Locate and copy each line in the data that contains the word "this".

→ **TASK INPUT**
■ ■ ■ ■ ■ ■ ■

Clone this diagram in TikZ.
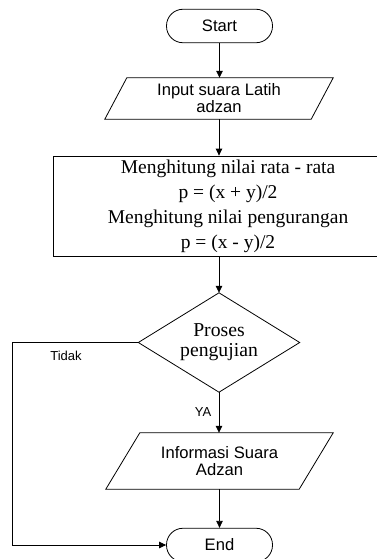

■ ■ ■ ■ ■ ■ ■

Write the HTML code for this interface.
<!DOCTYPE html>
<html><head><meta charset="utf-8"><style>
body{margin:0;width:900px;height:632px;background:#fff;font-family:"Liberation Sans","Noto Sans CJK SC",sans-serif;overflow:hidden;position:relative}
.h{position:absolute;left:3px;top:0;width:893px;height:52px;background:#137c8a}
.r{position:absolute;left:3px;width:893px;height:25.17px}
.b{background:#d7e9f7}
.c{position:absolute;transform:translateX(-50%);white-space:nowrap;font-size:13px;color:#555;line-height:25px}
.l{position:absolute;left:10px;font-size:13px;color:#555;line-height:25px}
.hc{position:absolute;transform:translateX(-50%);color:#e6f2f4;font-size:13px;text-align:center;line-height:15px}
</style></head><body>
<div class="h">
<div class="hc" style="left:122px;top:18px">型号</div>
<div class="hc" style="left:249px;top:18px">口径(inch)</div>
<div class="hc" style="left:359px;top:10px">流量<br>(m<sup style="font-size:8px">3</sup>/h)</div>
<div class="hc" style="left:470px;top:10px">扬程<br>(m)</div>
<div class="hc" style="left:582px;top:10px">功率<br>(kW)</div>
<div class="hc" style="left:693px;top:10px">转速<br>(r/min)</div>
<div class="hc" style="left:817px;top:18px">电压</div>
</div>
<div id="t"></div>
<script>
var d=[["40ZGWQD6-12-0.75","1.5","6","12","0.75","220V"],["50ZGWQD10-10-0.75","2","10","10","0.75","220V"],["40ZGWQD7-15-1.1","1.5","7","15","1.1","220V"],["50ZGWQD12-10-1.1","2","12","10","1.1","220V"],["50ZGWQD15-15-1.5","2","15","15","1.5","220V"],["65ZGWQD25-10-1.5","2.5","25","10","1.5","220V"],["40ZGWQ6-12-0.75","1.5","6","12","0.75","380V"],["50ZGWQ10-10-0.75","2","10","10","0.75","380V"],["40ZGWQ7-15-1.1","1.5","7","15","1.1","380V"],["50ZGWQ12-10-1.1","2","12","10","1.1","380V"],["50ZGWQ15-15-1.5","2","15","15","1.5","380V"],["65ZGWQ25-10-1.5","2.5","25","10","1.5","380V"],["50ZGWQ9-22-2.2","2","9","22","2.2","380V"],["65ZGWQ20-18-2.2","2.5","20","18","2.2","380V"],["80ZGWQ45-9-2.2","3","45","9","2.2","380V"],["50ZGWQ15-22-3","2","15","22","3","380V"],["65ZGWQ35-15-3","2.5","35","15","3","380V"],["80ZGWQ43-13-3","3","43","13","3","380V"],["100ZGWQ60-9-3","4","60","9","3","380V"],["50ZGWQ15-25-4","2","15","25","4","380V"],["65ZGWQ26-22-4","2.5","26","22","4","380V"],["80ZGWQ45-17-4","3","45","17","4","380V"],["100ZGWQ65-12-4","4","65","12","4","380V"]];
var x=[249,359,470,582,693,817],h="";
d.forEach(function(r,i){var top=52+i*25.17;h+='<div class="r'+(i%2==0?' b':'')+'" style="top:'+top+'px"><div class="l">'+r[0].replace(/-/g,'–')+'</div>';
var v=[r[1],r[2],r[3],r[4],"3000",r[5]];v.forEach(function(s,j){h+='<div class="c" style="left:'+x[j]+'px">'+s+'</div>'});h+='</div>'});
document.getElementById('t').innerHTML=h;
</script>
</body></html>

■ ■ ■ ■ ■ ■ ■

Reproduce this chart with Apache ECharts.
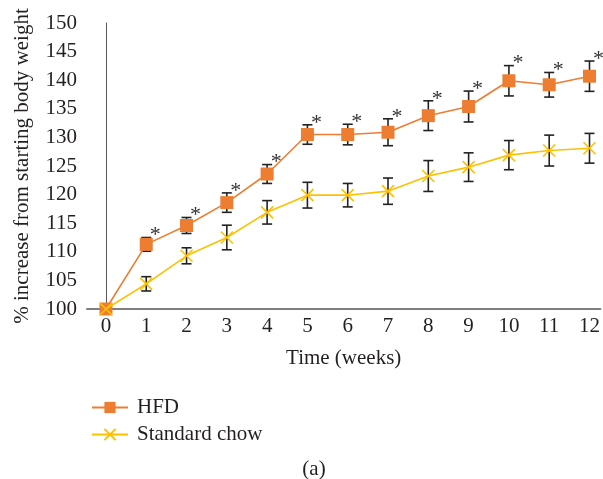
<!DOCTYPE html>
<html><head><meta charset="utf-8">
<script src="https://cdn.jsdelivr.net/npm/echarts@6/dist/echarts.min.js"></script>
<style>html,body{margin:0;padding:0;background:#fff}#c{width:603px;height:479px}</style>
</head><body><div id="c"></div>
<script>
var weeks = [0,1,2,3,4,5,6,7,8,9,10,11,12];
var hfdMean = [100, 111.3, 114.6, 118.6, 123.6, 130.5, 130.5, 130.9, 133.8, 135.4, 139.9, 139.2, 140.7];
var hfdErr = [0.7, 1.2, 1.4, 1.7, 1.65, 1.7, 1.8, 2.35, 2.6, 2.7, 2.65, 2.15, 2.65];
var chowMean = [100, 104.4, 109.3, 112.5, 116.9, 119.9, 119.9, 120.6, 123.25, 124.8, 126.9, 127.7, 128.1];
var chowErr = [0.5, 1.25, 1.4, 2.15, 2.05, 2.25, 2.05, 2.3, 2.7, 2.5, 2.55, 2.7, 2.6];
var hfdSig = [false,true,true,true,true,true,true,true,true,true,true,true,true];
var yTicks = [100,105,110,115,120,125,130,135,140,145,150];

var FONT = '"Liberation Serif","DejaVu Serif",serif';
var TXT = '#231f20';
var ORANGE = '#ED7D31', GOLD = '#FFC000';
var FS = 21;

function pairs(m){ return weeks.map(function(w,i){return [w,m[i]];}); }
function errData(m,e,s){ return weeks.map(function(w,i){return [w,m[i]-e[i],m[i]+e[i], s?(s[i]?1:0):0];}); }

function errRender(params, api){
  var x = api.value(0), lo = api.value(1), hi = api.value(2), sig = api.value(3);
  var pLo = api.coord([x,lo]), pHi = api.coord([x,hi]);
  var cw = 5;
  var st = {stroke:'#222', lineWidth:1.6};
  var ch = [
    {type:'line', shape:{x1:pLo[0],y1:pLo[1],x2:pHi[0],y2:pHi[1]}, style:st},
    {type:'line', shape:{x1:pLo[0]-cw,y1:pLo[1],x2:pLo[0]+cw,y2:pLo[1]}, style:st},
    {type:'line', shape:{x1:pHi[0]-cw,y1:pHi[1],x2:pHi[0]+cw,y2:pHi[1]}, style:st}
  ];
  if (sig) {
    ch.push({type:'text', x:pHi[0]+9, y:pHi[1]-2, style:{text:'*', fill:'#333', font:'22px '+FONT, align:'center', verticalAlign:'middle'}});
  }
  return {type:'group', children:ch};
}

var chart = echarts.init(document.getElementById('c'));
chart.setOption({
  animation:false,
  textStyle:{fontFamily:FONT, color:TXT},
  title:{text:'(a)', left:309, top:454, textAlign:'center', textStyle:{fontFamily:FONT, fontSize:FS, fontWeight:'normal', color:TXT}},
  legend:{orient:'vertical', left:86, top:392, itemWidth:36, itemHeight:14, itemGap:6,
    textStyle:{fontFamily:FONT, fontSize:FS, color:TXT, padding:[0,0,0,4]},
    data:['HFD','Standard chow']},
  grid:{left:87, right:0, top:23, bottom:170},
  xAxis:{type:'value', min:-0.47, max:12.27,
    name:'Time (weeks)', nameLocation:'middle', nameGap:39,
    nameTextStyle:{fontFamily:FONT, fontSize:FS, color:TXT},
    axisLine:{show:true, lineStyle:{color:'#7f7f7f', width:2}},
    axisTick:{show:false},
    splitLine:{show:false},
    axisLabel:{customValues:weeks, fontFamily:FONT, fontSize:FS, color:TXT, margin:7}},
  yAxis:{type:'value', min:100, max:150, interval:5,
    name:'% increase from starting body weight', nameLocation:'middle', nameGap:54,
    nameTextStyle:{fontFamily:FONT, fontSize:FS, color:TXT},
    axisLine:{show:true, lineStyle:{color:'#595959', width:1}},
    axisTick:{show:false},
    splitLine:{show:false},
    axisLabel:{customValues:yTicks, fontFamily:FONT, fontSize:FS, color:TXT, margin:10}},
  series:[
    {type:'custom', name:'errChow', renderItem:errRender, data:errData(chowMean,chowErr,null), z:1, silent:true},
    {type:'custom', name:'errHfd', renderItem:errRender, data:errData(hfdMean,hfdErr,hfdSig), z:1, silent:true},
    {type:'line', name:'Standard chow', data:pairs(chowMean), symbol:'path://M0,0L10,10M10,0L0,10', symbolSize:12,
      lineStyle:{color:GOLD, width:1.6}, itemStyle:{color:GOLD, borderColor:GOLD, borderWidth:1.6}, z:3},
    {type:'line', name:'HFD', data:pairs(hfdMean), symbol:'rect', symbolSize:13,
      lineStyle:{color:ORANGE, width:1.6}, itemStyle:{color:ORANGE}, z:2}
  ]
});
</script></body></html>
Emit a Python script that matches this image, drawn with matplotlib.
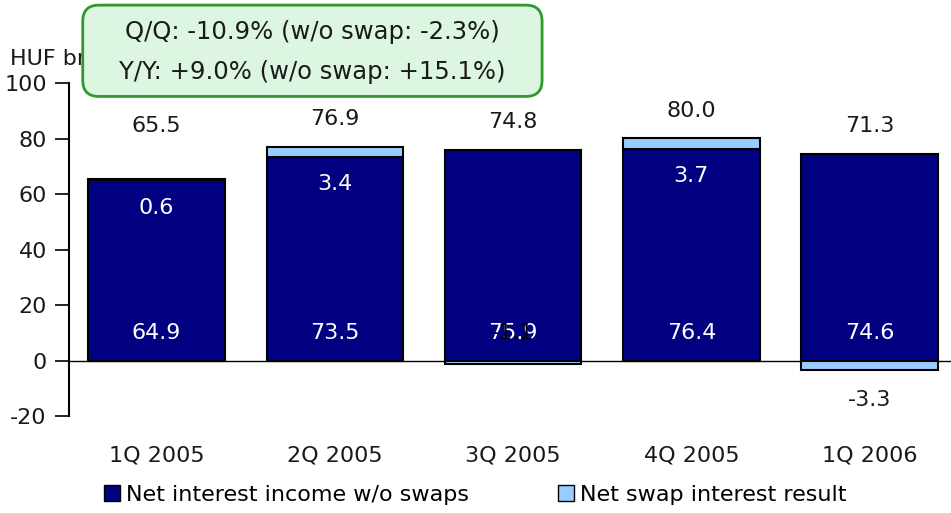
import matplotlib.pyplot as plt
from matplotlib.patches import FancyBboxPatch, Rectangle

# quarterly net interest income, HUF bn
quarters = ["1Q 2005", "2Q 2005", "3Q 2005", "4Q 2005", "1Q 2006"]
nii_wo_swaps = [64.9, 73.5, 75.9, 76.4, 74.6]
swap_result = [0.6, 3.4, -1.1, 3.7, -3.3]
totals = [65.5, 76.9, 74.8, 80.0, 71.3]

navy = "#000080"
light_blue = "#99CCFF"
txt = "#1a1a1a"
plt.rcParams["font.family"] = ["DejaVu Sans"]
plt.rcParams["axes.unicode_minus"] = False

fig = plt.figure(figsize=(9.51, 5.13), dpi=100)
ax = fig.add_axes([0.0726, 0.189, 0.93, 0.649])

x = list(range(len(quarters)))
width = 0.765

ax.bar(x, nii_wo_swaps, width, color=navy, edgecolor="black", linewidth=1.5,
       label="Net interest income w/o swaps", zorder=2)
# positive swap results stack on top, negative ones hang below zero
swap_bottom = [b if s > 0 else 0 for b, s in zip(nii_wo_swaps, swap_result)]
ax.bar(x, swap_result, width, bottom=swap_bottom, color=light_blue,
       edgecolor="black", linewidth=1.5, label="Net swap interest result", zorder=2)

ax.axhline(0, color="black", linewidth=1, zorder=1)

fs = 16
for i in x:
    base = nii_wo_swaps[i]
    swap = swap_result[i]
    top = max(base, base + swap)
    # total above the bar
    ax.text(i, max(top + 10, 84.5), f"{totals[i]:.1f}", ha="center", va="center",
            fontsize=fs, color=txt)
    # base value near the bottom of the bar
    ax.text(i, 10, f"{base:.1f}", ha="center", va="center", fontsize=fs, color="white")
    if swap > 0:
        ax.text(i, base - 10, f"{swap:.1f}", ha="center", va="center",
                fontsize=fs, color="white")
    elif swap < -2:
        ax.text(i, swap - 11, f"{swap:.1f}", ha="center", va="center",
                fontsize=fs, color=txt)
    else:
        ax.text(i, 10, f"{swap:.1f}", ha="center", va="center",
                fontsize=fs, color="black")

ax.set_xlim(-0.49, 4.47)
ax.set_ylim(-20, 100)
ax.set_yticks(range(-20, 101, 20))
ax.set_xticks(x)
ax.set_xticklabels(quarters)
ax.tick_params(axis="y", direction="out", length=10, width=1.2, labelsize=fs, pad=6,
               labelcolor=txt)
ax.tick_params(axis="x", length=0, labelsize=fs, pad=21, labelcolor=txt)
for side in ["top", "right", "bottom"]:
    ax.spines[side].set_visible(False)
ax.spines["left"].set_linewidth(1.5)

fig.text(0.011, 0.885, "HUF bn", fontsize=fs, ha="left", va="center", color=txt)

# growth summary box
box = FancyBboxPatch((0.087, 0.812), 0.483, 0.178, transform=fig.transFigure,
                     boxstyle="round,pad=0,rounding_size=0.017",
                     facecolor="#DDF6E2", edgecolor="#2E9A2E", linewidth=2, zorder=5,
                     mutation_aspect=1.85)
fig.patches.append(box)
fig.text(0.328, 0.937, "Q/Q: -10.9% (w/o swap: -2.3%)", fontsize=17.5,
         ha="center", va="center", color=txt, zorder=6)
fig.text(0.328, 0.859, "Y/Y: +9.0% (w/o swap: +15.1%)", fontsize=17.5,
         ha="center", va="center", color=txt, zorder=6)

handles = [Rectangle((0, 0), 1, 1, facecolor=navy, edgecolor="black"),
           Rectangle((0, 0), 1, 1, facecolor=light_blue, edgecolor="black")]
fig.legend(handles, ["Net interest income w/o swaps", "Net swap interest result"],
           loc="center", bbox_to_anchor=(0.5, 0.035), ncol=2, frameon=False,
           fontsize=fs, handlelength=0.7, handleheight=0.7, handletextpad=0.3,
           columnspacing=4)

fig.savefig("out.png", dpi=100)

■ ■ ■ ■ ■ ■ ■

→ **CORRECT RESULT**
Clone this diagram in TikZ.
Write the HTML code for this interface.
Reproduce this chart with Apache ECharts.
Emit a Python script that matches this image, drawn with matplotlib.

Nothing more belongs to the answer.